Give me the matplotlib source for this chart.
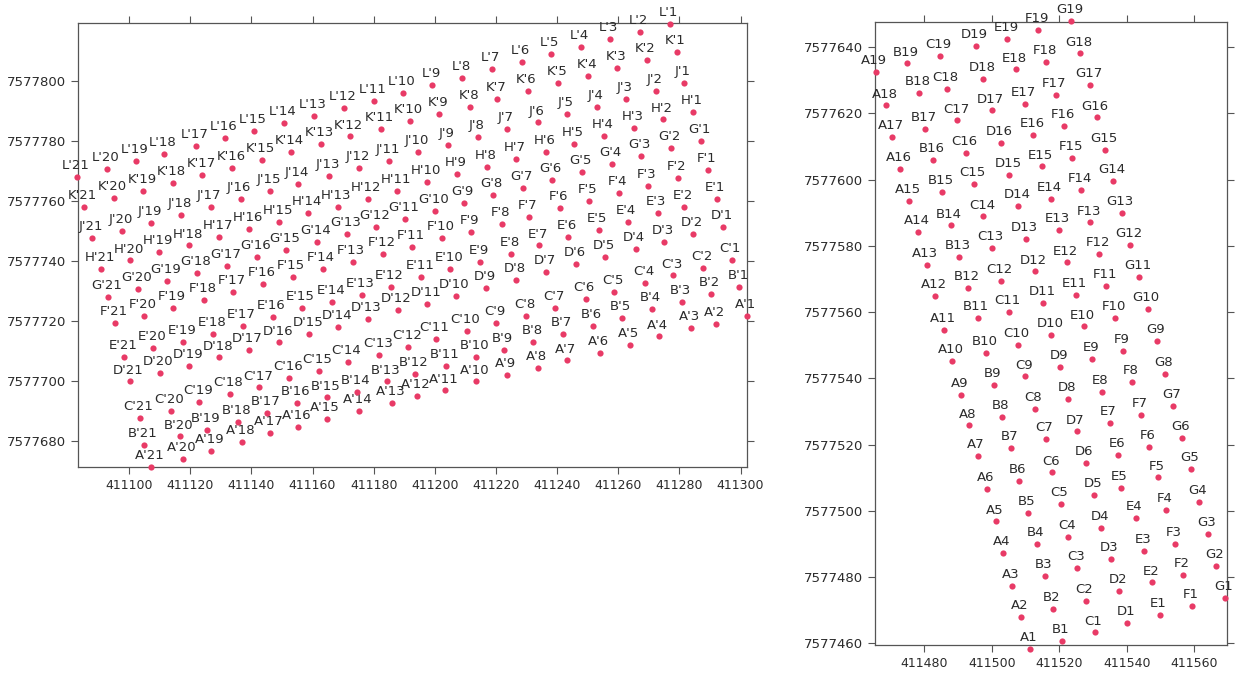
import matplotlib
matplotlib.use("Agg")
import matplotlib.pyplot as plt
from matplotlib.ticker import FormatStrFormatter

plt.rcParams['font.family'] = ['DejaVu Sans']

# left block: rows A' .. L' (no I), points 1 .. 21, easting / northing in m
ap_x = [411302.0, 411291.9, 411283.7, 411273.3, 411263.8, 411254.0, 411243.3, 411233.7, 411223.7, 411213.5, 411203.3,
        411194.3, 411185.9, 411175.2, 411164.6, 411155.2, 411146.1, 411137.0, 411126.8, 411117.6, 411107.1]
ap_y = [7577721.7, 7577719.0, 7577717.5, 7577714.8, 7577712.0, 7577709.4, 7577706.8, 7577704.2, 7577702.0, 7577699.8, 7577696.8,
        7577695.1, 7577692.6, 7577690.0, 7577687.2, 7577684.6, 7577682.6, 7577679.8, 7577676.8, 7577673.9, 7577671.3]
bp_x = [411299.6, 411290.3, 411280.7, 411270.9, 411261.1, 411251.8, 411241.8, 411232.2, 411222.6, 411213.5, 411203.7,
        411193.5, 411184.3, 411174.5, 411164.6, 411154.8, 411145.0, 411135.5, 411125.4, 411116.7, 411105.0]
bp_y = [7577731.4, 7577729.0, 7577726.3, 7577723.9, 7577721.1, 7577718.3, 7577715.7, 7577713.1, 7577710.3, 7577708.1, 7577705.1,
        7577702.3, 7577699.8, 7577696.4, 7577694.5, 7577692.6, 7577689.2, 7577686.4, 7577683.7, 7577681.5, 7577678.6]
cp_x = [411297.1, 411287.8, 411278.0, 411268.7, 411258.7, 411249.3, 411239.3, 411229.8, 411220.0, 411210.4, 411200.4,
        411191.3, 411181.8, 411171.5, 411162.1, 411152.4, 411142.6, 411133.0, 411123.0, 411113.6, 411103.6]
cp_y = [7577740.3, 7577737.5, 7577735.1, 7577732.5, 7577729.7, 7577727.3, 7577724.4, 7577721.6, 7577719.2, 7577716.6, 7577713.9,
        7577711.4, 7577708.7, 7577706.2, 7577703.4, 7577700.9, 7577697.8, 7577695.6, 7577692.9, 7577690.0, 7577687.6]
dp_x = [411294.3, 411284.5, 411274.9, 411265.7, 411255.7, 411246.1, 411236.3, 411226.5, 411216.7, 411206.9, 411197.5,
        411187.9, 411178.1, 411168.4, 411159.0, 411149.1, 411139.2, 411129.5, 411119.7, 411110.1, 411100.3]
dp_y = [7577751.4, 7577748.9, 7577746.4, 7577744.0, 7577741.2, 7577739.0, 7577736.2, 7577733.6, 7577731.1, 7577728.3, 7577725.6,
        7577723.6, 7577720.6, 7577717.9, 7577715.6, 7577712.8, 7577710.3, 7577707.8, 7577705.1, 7577702.6, 7577699.8]
ep_x = [411292.2, 411281.6, 411272.9, 411263.1, 411253.6, 411243.7, 411234.1, 411224.9, 411214.8, 411205.0, 411195.6,
        411185.6, 411176.1, 411166.5, 411156.5, 411147.0, 411137.2, 411127.6, 411117.8, 411107.9, 411098.5]
ep_y = [7577760.6, 7577758.0, 7577755.8, 7577753.0, 7577750.3, 7577747.9, 7577745.1, 7577742.3, 7577739.5, 7577737.2, 7577734.5,
        7577731.4, 7577728.6, 7577726.4, 7577724.2, 7577721.2, 7577718.4, 7577715.7, 7577713.1, 7577710.9, 7577708.1]
fp_x = [411289.4, 411279.6, 411269.8, 411260.2, 411250.5, 411240.9, 411230.9, 411221.9, 411211.8, 411202.3, 411192.6,
        411183.0, 411173.1, 411163.3, 411153.5, 411143.9, 411134.1, 411124.5, 411114.5, 411105.0, 411095.4]
fp_y = [7577770.3, 7577767.5, 7577765.0, 7577762.5, 7577759.9, 7577757.5, 7577754.7, 7577752.3, 7577749.7, 7577747.5, 7577744.7,
        7577742.2, 7577739.7, 7577737.2, 7577734.5, 7577732.3, 7577729.5, 7577727.0, 7577724.2, 7577721.7, 7577719.2]
gp_x = [411287.0, 411277.1, 411267.4, 411257.8, 411248.0, 411238.2, 411228.9, 411219.1, 411209.6, 411200.1, 411190.3,
        411180.7, 411171.2, 411161.4, 411151.3, 411141.8, 411131.9, 411122.1, 411112.3, 411102.8, 411093.2]
gp_y = [7577779.9, 7577777.5, 7577775.0, 7577772.3, 7577769.5, 7577766.9, 7577764.4, 7577761.9, 7577759.2, 7577756.6, 7577753.9,
        7577751.4, 7577749.0, 7577746.2, 7577743.6, 7577741.2, 7577738.4, 7577735.9, 7577733.3, 7577730.6, 7577728.1]
hp_x = [411284.5, 411274.7, 411265.1, 411255.4, 411245.5, 411236.3, 411226.5, 411217.0, 411207.2, 411197.5, 411187.7,
        411178.1, 411168.2, 411158.6, 411149.1, 411139.3, 411129.5, 411119.7, 411109.9, 411100.3, 411090.8]
hp_y = [7577789.5, 7577787.1, 7577784.3, 7577781.6, 7577778.9, 7577776.4, 7577773.8, 7577771.4, 7577768.8, 7577766.2, 7577763.3,
        7577760.6, 7577758.0, 7577755.8, 7577753.0, 7577750.5, 7577748.0, 7577745.1, 7577742.9, 7577740.1, 7577737.3]
jp_x = [411281.6, 411272.2, 411262.4, 411252.9, 411243.1, 411233.6, 411223.7, 411214.0, 411204.4, 411194.6, 411185.0,
        411175.2, 411165.4, 411155.4, 411146.1, 411136.5, 411126.7, 411117.0, 411107.2, 411097.6, 411088.0]
jp_y = [7577799.1, 7577796.7, 7577793.9, 7577791.3, 7577788.8, 7577786.1, 7577783.8, 7577781.2, 7577778.6, 7577776.2, 7577773.4,
        7577770.8, 7577768.4, 7577765.6, 7577763.3, 7577760.6, 7577757.8, 7577755.3, 7577752.7, 7577750.0, 7577747.7]
kp_x = [411279.1, 411269.3, 411259.7, 411250.2, 411240.4, 411230.4, 411220.4, 411211.5, 411201.5, 411191.8, 411182.4,
        411172.3, 411162.7, 411153.0, 411143.4, 411133.8, 411124.0, 411114.3, 411104.7, 411095.1, 411085.3]
kp_y = [7577809.5, 7577806.9, 7577804.3, 7577801.7, 7577799.1, 7577796.6, 7577793.9, 7577791.3, 7577788.9, 7577786.6, 7577783.9,
        7577781.4, 7577778.8, 7577776.4, 7577773.6, 7577771.0, 7577768.6, 7577766.0, 7577763.4, 7577760.8, 7577758.0]
lp_x = [411276.9, 411267.1, 411257.3, 411247.8, 411238.0, 411228.4, 411218.6, 411209.0, 411199.2, 411189.7, 411180.1,
        411170.4, 411160.6, 411150.7, 411141.0, 411131.4, 411121.8, 411111.5, 411102.2, 411092.7, 411082.9]
lp_y = [7577818.9, 7577816.3, 7577813.8, 7577811.1, 7577808.9, 7577806.3, 7577803.9, 7577801.0, 7577798.6, 7577795.8, 7577793.3,
        7577790.8, 7577788.3, 7577785.8, 7577783.2, 7577780.8, 7577778.4, 7577775.6, 7577773.3, 7577770.5, 7577768.0]

# right block: columns A .. G, points 1 .. 19
a_x = [411511.3, 411508.7, 411506.1, 411503.4, 411501.2, 411498.7, 411495.8, 411493.2, 411490.9, 411488.3,
       411485.9, 411483.2, 411480.7, 411478.2, 411475.5, 411472.8, 411470.5, 411468.7, 411465.6]
a_y = [7577458.3, 7577468.0, 7577477.4, 7577487.4, 7577496.8, 7577506.5, 7577516.6, 7577525.8, 7577535.0, 7577545.4,
       7577554.7, 7577564.8, 7577574.3, 7577584.2, 7577593.7, 7577603.3, 7577612.8, 7577622.4, 7577632.4]
b_x = [411520.9, 411518.2, 411515.8, 411513.3, 411510.8, 411508.1, 411505.6, 411503.1, 411500.7, 411498.2,
       411495.8, 411493.0, 411490.3, 411487.8, 411485.3, 411482.7, 411480.2, 411478.4, 411475.0]
b_y = [7577460.7, 7577470.3, 7577480.3, 7577489.9, 7577499.3, 7577509.1, 7577519.1, 7577528.3, 7577538.1, 7577547.8,
       7577558.2, 7577567.3, 7577576.7, 7577586.2, 7577596.2, 7577605.9, 7577615.4, 7577626.2, 7577635.1]
c_x = [411530.6, 411527.8, 411525.3, 411522.7, 411520.4, 411517.9, 411516.0, 411512.8, 411510.0, 411507.7,
       411505.1, 411502.6, 411500.0, 411497.5, 411494.8, 411492.4, 411489.8, 411486.8, 411484.7]
c_y = [7577463.3, 7577472.9, 7577482.7, 7577492.2, 7577502.0, 7577511.6, 7577521.7, 7577530.8, 7577540.6, 7577550.2,
       7577560.0, 7577569.5, 7577579.4, 7577588.9, 7577598.8, 7577608.1, 7577617.9, 7577627.5, 7577637.3]
d_x = [411540.1, 411537.7, 411535.2, 411532.4, 411530.3, 411527.8, 411525.2, 411522.7, 411520.2, 411517.7,
       411515.3, 411512.8, 411510.1, 411507.9, 411505.2, 411502.6, 411500.1, 411497.5, 411495.2]
d_y = [7577466.1, 7577475.8, 7577485.4, 7577494.9, 7577504.8, 7577514.4, 7577524.0, 7577533.8, 7577543.4, 7577553.2,
       7577562.8, 7577572.3, 7577582.2, 7577592.0, 7577601.3, 7577611.1, 7577620.9, 7577630.5, 7577640.3]
e_x = [411549.8, 411547.6, 411545.2, 411542.7, 411538.3, 411537.5, 411535.0, 411532.6, 411529.8, 411527.3,
       411524.9, 411522.2, 411519.9, 411517.5, 411514.8, 411512.3, 411509.8, 411507.2, 411504.6]
e_y = [7577468.6, 7577478.4, 7577488.0, 7577497.8, 7577506.9, 7577516.9, 7577526.5, 7577535.9, 7577545.9, 7577555.7,
       7577565.3, 7577575.0, 7577584.7, 7577594.2, 7577604.0, 7577613.6, 7577622.9, 7577633.3, 7577642.6]
f_x = [411559.4, 411556.7, 411554.3, 411551.6, 411549.2, 411546.7, 411544.2, 411541.7, 411539.0, 411536.5,
       411534.0, 411531.8, 411529.1, 411526.4, 411523.9, 411521.4, 411518.9, 411516.1, 411513.8]
f_y = [7577471.3, 7577480.7, 7577489.9, 7577500.3, 7577510.1, 7577519.4, 7577529.0, 7577538.9, 7577548.4, 7577558.2,
       7577568.0, 7577577.6, 7577587.1, 7577596.8, 7577606.6, 7577616.1, 7577625.5, 7577635.6, 7577645.1]
g_x = [411569.1, 411566.4, 411564.0, 411561.5, 411559.0, 411556.4, 411553.8, 411551.3, 411548.9, 411546.2,
       411543.6, 411540.9, 411538.5, 411536.0, 411533.5, 411531.1, 411529.1, 411526.1, 411523.5]
g_y = [7577473.8, 7577483.5, 7577493.0, 7577502.8, 7577512.7, 7577522.0, 7577531.7, 7577541.4, 7577551.2, 7577560.9,
       7577570.6, 7577580.2, 7577590.0, 7577599.7, 7577609.1, 7577618.8, 7577628.5, 7577638.1, 7577647.8]

left_rows = ["A", "B", "C", "D", "E", "F", "G", "H", "J", "K", "L"]
left_x = [ap_x, bp_x, cp_x, dp_x, ep_x, fp_x, gp_x, hp_x, jp_x, kp_x, lp_x]
left_y = [ap_y, bp_y, cp_y, dp_y, ep_y, fp_y, gp_y, hp_y, jp_y, kp_y, lp_y]

right_cols = ["A", "B", "C", "D", "E", "F", "G"]
right_x = [a_x, b_x, c_x, d_x, e_x, f_x, g_x]
right_y = [a_y, b_y, c_y, d_y, e_y, f_y, g_y]

DOT = "#e83a66"
TXT = "#2b2b2b"


def draw_points(ax, xs, ys, prefix):
    ax.scatter(xs, ys, s=20, color=DOT, linewidths=0, zorder=3, clip_on=False)
    for i in range(len(xs)):
        ax.annotate(prefix + str(i + 1), (xs[i], ys[i]), xytext=(-1, 3.5), textcoords="offset points",
                    ha="center", va="bottom", fontsize=9.5, color=TXT, annotation_clip=False)


def style_axes(ax, xlim, ylim, xticks, yticks):
    ax.set_xlim(xlim)
    ax.set_ylim(ylim)
    ax.set_xticks(xticks)
    ax.set_yticks(yticks)
    ax.xaxis.set_major_formatter(FormatStrFormatter("%d"))
    ax.yaxis.set_major_formatter(FormatStrFormatter("%d"))
    ax.tick_params(direction="out", length=5, width=0.8, color="#555555", top=True, right=True,
                   labelcolor=TXT)
    ax.tick_params(axis="x", labelsize=9)
    ax.tick_params(axis="y", labelsize=9.5)
    for sp in ax.spines.values():
        sp.set_color("#555555")
        sp.set_linewidth(0.9)


fig = plt.figure(figsize=(12.4, 6.75), dpi=100)
ax1 = fig.add_axes([0.0629, 0.3081, 0.5395, 0.6578])
ax2 = fig.add_axes([0.7056, 0.0444, 0.2839, 0.923])

for r in range(len(left_rows)):
    draw_points(ax1, left_x[r], left_y[r], left_rows[r] + "'")
style_axes(ax1, (411083.3, 411302.1), (7577671.3, 7577819.2),
           range(411100, 411301, 20), range(7577680, 7577801, 20))

for c in range(len(right_cols)):
    draw_points(ax2, right_x[c], right_y[c], right_cols[c])
style_axes(ax2, (411465.4, 411569.7), (7577459.5, 7577647.6),
           range(411480, 411561, 20), range(7577460, 7577641, 20))

fig.savefig("out.png", dpi=100, facecolor="white")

━━━━━━━━━━━━━━━━━━━━━━━━━━━━━━

### WORK INSTRUCTIONS
Reproduce exactly the run of lines that opens the listing and closes with the line holding "plt.rcParams['font.family'] = ['DejaVu Sans']". Pictures are excluded.

### OUTPUT BELOW
Give me the matplotlib source for this chart.
import matplotlib
matplotlib.use("Agg")
import matplotlib.pyplot as plt
from matplotlib.ticker import FormatStrFormatter

plt.rcParams['font.family'] = ['DejaVu Sans']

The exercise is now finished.